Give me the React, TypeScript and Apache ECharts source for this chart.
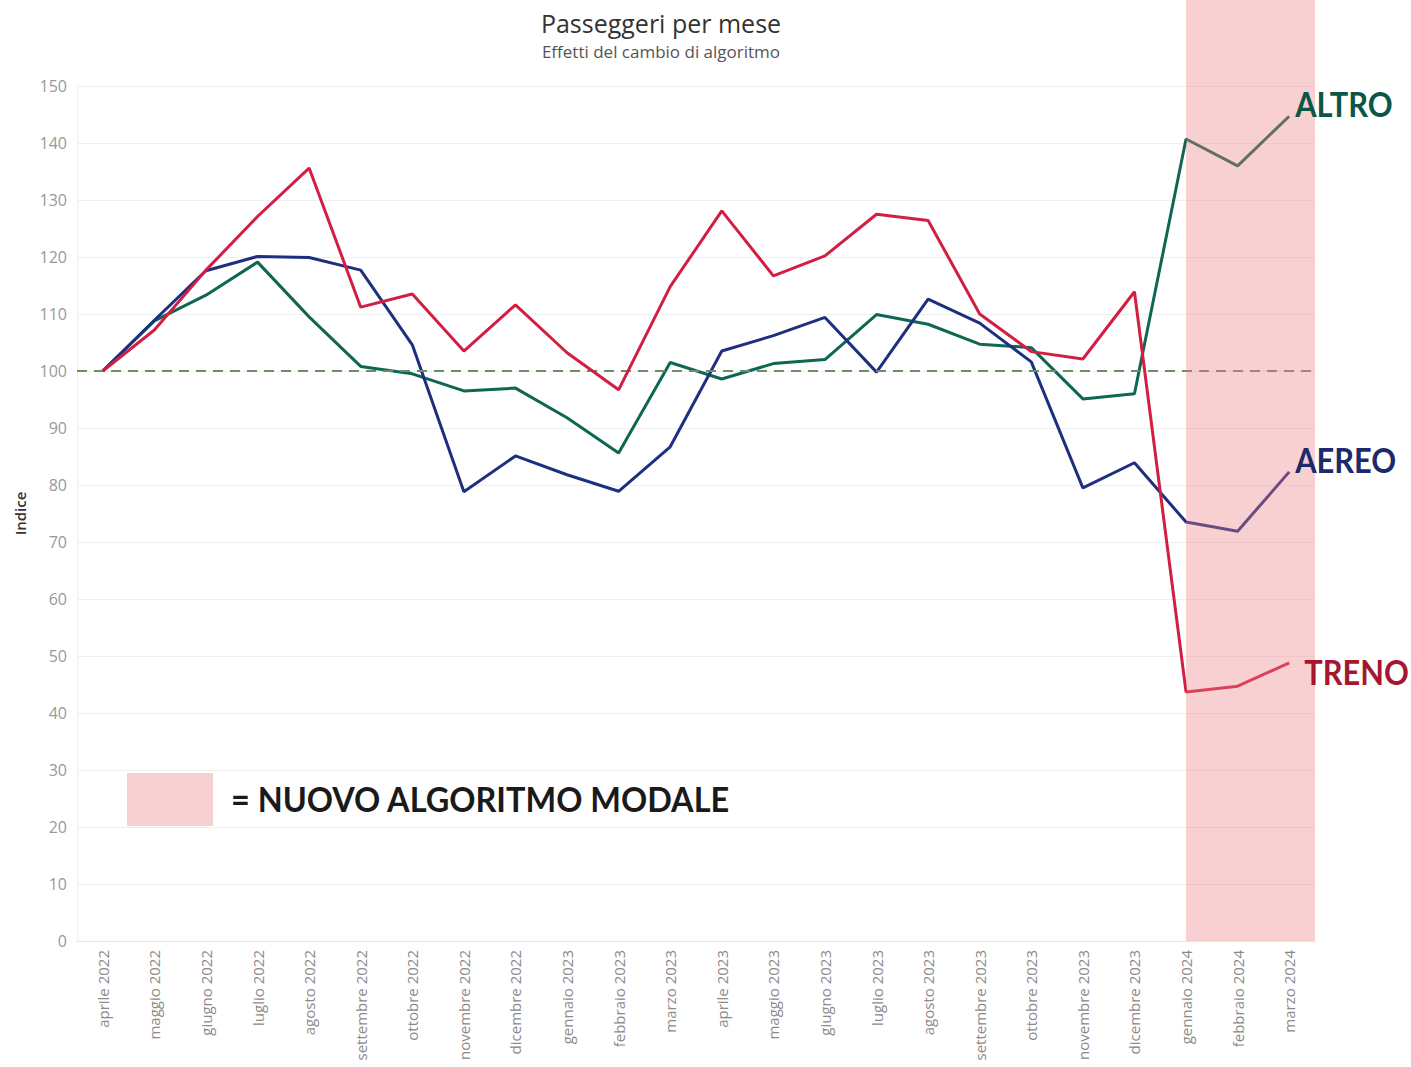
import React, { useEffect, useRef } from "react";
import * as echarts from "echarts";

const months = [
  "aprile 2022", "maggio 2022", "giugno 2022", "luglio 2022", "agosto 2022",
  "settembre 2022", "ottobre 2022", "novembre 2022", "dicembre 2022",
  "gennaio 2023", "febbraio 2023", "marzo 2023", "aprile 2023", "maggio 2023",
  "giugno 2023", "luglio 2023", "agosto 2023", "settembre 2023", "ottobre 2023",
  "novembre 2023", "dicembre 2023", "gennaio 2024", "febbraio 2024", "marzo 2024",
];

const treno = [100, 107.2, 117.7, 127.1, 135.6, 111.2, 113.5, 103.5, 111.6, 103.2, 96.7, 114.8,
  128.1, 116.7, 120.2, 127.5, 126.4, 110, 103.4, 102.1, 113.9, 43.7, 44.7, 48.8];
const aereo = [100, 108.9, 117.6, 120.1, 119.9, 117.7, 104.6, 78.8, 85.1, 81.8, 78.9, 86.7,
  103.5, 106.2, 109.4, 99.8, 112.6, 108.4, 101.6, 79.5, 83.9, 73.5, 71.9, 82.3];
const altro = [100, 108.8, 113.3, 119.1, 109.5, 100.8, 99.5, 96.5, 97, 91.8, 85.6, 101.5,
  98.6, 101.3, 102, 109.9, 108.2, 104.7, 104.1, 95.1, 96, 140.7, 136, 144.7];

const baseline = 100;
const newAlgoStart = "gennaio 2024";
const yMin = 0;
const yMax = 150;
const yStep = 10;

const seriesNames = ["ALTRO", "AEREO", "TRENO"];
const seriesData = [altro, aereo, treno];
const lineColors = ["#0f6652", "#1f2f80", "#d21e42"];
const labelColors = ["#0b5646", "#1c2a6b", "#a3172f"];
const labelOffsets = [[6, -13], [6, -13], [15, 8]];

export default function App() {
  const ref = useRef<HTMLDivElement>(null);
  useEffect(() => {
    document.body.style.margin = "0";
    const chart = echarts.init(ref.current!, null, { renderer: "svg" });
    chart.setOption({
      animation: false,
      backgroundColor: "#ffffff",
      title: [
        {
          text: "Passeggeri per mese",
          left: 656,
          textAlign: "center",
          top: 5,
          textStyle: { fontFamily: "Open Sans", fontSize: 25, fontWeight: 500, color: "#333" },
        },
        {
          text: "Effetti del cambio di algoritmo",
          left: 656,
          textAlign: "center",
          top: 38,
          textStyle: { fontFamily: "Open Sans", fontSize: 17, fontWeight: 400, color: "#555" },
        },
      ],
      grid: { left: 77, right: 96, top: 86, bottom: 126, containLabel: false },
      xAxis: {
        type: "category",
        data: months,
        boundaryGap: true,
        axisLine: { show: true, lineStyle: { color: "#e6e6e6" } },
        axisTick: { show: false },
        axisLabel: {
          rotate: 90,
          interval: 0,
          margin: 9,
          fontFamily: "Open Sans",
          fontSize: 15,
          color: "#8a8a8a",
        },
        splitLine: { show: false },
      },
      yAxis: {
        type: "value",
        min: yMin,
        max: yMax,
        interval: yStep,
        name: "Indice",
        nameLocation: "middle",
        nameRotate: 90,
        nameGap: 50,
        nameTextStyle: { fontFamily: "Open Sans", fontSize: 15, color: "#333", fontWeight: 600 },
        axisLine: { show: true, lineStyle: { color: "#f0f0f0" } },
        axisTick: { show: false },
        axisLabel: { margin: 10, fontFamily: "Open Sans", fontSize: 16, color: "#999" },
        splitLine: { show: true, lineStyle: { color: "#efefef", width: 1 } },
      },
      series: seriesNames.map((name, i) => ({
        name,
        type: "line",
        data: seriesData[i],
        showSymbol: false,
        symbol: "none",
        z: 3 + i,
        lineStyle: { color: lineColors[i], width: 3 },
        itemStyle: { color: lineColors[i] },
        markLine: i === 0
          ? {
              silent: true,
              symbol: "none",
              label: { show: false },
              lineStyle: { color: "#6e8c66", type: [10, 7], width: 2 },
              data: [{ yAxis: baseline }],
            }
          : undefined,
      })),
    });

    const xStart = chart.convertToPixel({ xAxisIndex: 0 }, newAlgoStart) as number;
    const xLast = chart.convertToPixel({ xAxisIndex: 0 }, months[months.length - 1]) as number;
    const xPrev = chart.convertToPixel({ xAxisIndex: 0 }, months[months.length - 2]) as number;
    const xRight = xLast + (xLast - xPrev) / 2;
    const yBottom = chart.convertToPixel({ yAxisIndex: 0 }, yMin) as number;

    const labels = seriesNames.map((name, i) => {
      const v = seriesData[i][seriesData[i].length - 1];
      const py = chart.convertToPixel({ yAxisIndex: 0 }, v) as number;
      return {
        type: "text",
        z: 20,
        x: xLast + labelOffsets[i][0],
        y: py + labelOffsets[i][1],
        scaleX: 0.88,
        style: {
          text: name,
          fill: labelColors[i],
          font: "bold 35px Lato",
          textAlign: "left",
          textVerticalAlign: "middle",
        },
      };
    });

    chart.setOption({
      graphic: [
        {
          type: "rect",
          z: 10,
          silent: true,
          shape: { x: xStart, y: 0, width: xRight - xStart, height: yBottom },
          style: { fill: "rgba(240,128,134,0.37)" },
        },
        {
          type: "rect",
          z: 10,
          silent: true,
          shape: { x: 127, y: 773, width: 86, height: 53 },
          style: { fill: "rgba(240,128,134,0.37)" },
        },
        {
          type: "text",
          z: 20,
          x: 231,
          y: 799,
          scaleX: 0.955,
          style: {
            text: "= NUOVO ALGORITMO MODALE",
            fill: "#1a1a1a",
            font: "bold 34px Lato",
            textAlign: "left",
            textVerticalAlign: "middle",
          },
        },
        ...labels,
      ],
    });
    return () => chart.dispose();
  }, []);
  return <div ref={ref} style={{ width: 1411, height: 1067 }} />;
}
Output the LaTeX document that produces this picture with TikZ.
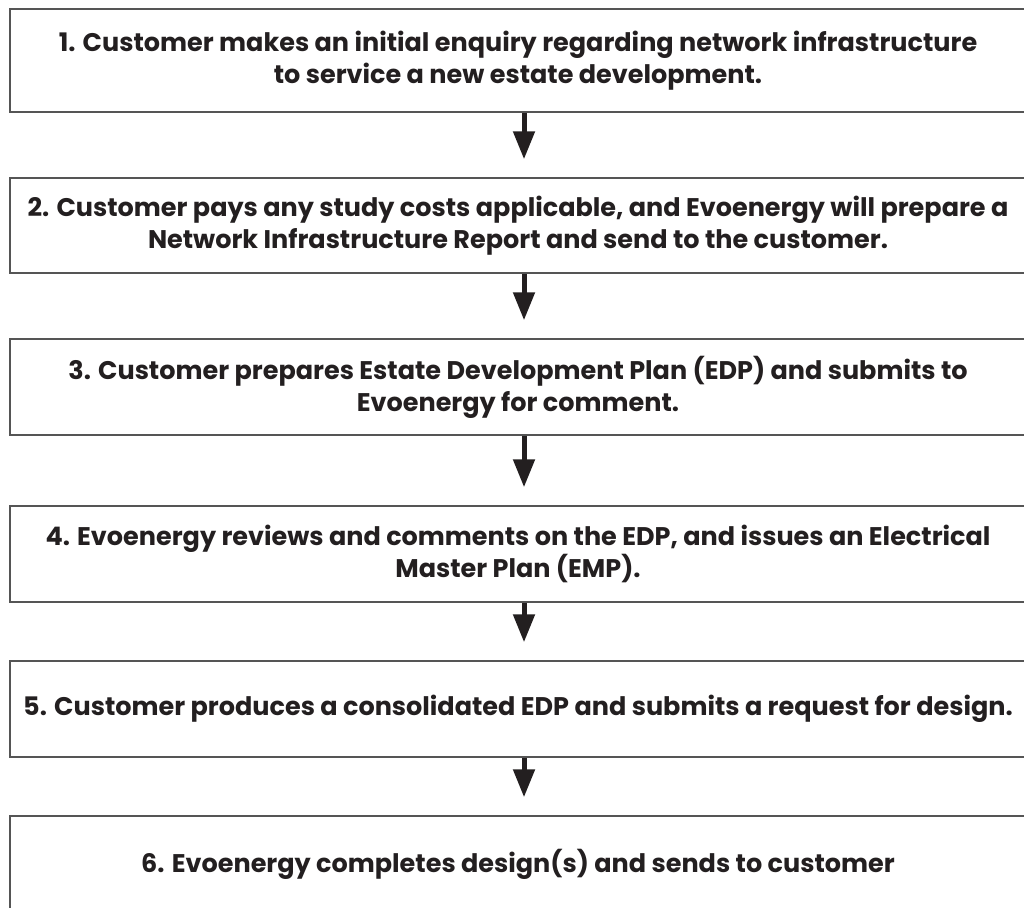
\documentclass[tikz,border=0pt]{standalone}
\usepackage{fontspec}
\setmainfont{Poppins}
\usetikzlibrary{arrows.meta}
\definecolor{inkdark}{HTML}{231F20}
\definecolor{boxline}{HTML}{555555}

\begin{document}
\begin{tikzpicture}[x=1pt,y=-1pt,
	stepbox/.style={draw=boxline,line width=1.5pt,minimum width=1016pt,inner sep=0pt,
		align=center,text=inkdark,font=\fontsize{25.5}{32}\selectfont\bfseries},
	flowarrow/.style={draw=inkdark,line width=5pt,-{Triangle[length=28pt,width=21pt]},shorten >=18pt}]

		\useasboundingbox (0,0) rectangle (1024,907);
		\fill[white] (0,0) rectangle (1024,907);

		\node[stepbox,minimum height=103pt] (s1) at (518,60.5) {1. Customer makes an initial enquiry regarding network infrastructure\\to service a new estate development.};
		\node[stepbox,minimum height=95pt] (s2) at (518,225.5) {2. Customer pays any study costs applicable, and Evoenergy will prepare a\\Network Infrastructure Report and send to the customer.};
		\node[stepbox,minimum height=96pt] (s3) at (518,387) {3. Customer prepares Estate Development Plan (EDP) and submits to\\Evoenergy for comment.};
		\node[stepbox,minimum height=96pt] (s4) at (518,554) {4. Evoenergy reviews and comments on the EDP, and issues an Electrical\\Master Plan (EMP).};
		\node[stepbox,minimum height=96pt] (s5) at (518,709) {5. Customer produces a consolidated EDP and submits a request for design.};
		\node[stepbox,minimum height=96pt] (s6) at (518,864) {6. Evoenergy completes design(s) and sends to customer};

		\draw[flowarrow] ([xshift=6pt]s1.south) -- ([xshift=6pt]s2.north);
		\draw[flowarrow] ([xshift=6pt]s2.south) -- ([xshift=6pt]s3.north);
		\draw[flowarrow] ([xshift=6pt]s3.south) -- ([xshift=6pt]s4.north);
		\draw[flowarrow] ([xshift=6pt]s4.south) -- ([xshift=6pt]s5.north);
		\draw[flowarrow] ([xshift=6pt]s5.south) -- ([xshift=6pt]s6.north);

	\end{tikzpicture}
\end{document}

⁂

Up to and including the line with "import * as", copy the data above from its first line. Skip pictures.

* ANSWER TO THE PROBLEM *
Give me the React, TypeScript and Apache ECharts source for this chart.
import React, { useEffect, useRef } from "react";
import * as echarts from "echarts";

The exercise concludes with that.